Saturday, December 31, 2011

Good Riddens to 2011

I made it through Christmas pretty well, but today, New Year's Eve, I'm feeling down. Christmas was mostly ok, but still felt kind of flat. We took this week off as usual and I was busy and good at the beginning of the week, but today I'm kind of lost which has left me feeling pretty blue.

Zena is still feeling ok, so I should be feeling good. But the losses for the year feel like they outweigh the wins for some reason today. So I don't feel like going out. We went out for some pizza and then just came home.

I just miss mom.

Saturday, December 24, 2011

Having Touble Feeling Christmas

It's been a tough year and I find my "ho ho ho" is a little low. I did my Christmas baking, which is a fair amount if I do say so myself. I thought if I went through the motions, the holiday spirit might start creeping in, but I'm still feeling pretty un-Christmasy. Christmas was mom's favorite holiday, so it's a tough one for all of us. And we keep staring at Zena wondering if/when a tumor is going to cause another rupture and if that will be the fatal one. I know, pretty morbid.

I delivered cookies to a few friends today. That's always nice. At work, our department collected things for a family in need and that probably made me feel the best. We do it every year, but this year, the family was particularly needy and it just felt good knowing we were helping a couple of kids who expected nothing for Christmas to have a nice Christmas.

Tomorrow the kids come down and that will be fun. I need to snap out of it though and be open to enjoy it. It just doesn't FEEL like Christmas Eve.

Friday, December 23, 2011

Made it!

Well, I don't know how, but Zena recovered. There must have been a tumor that caused an arter or vein to rupture -- as opposed to the spleen or heart. The good news, is that we still have her. The bad news is that the cancer is still there, so we just wait for the next rupture and then decide what to do when it does.

For now, she's back. I don't know how she had the gumption to recover, but she did. We find ourselves just staring at her. wondering what's growing inside of her. How much time do we have with her? And we just wont' know until it happens.

Friday, December 16, 2011

The year of the vigil

I am back in vigil mode. This time, it's our dog Zena. She doesn't appear to be in pain, so we are just letting her fade naturally. I'm so sad. What will we do without our girl?
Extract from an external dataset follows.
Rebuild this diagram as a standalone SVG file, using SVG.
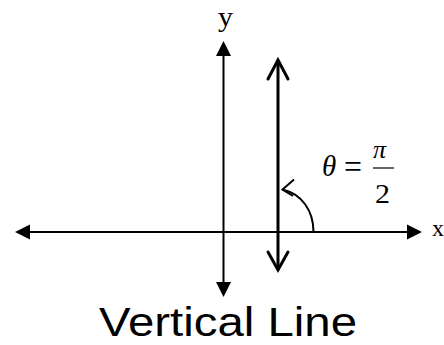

So I face my first Christmas without mom and now without Zena too.

Sunday, December 11, 2011

Day by day

We've decked the halls for Christmas so the house is looking pretty festive. And I've been doing my Christmas baking. So I'm getting into the mood a little, but it's just hard to REALLY get into the Christmas spirit this year. Between loosing mom and dealing with Zena's cancer, it's just hard to get the ho ho ho going. But I'm trying.

We've had Zena on chemo for a couple of weeks. After the first 5 days or so, she threw up 3 days in a row and started really feeling bad. So the vet told us to give her a break for 4 days and then give it to her every other day. So we did that. But after a week again, she started feeling REALLY bad again. She couldn't go upstairs at the end of the day Saturday, so I slept downstairs with her that night. So we're stopping it again for a few days and we'll try cutting the dose AND doing it every other day.

We need to find a regimen that works for her. It's just a matter of trial and error. I just feel so sad when she feels bad like that. She's so week and feeble. But after giving her a break, we're noticing a little improvement at the end of today. So, when she gets her sea legs back, we'll try again using a half dose.

I hope we're doing the right thing keeping her going. I feel so selfish on days when she's so miserable. But then she perks up and I'm glad I did it again. But, mostly, I feel quite selfish. I'm just not ready to stop seeing that face and petting that head. I'm not ready to stop seeing her tail wag when she sees me. I'm not ready to stop seeing her greet me at the door. I'm just not ready. And I hope (really, really hope) she agrees with me.